__What is needed__
Give the listing again character for character, but drop the images.

__Information shown__
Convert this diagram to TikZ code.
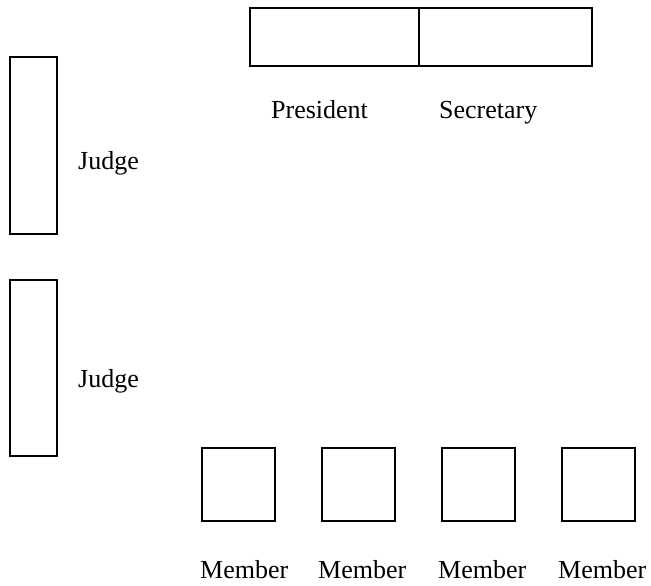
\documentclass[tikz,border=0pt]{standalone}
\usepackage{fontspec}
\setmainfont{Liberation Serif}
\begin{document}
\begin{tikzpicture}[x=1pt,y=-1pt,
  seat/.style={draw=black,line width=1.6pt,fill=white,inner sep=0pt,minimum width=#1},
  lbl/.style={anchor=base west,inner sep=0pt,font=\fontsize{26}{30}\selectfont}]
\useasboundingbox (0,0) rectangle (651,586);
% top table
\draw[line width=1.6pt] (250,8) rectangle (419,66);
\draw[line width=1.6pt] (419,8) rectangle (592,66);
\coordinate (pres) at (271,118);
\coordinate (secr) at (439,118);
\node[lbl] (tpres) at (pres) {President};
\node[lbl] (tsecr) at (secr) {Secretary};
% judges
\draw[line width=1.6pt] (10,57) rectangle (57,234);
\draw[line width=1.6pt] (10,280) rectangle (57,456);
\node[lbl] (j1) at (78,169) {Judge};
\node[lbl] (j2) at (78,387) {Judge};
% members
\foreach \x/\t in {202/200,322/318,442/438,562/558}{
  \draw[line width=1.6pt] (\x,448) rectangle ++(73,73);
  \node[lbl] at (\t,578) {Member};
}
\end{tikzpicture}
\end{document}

__Task result__
Convert this diagram to TikZ code.
\documentclass[tikz,border=0pt]{standalone}
\usepackage{fontspec}
\setmainfont{Liberation Serif}
\begin{document}
\begin{tikzpicture}[x=1pt,y=-1pt,
  seat/.style={draw=black,line width=1.6pt,fill=white,inner sep=0pt,minimum width=#1},
  lbl/.style={anchor=base west,inner sep=0pt,font=\fontsize{26}{30}\selectfont}]
\useasboundingbox (0,0) rectangle (651,586);
% top table
\draw[line width=1.6pt] (250,8) rectangle (419,66);
\draw[line width=1.6pt] (419,8) rectangle (592,66);
\coordinate (pres) at (271,118);
\coordinate (secr) at (439,118);
\node[lbl] (tpres) at (pres) {President};
\node[lbl] (tsecr) at (secr) {Secretary};
% judges
\draw[line width=1.6pt] (10,57) rectangle (57,234);
\draw[line width=1.6pt] (10,280) rectangle (57,456);
\node[lbl] (j1) at (78,169) {Judge};
\node[lbl] (j2) at (78,387) {Judge};
% members
\foreach \x/\t in {202/200,322/318,442/438,562/558}{
  \draw[line width=1.6pt] (\x,448) rectangle ++(73,73);
  \node[lbl] at (\t,578) {Member};
}
\end{tikzpicture}
\end{document}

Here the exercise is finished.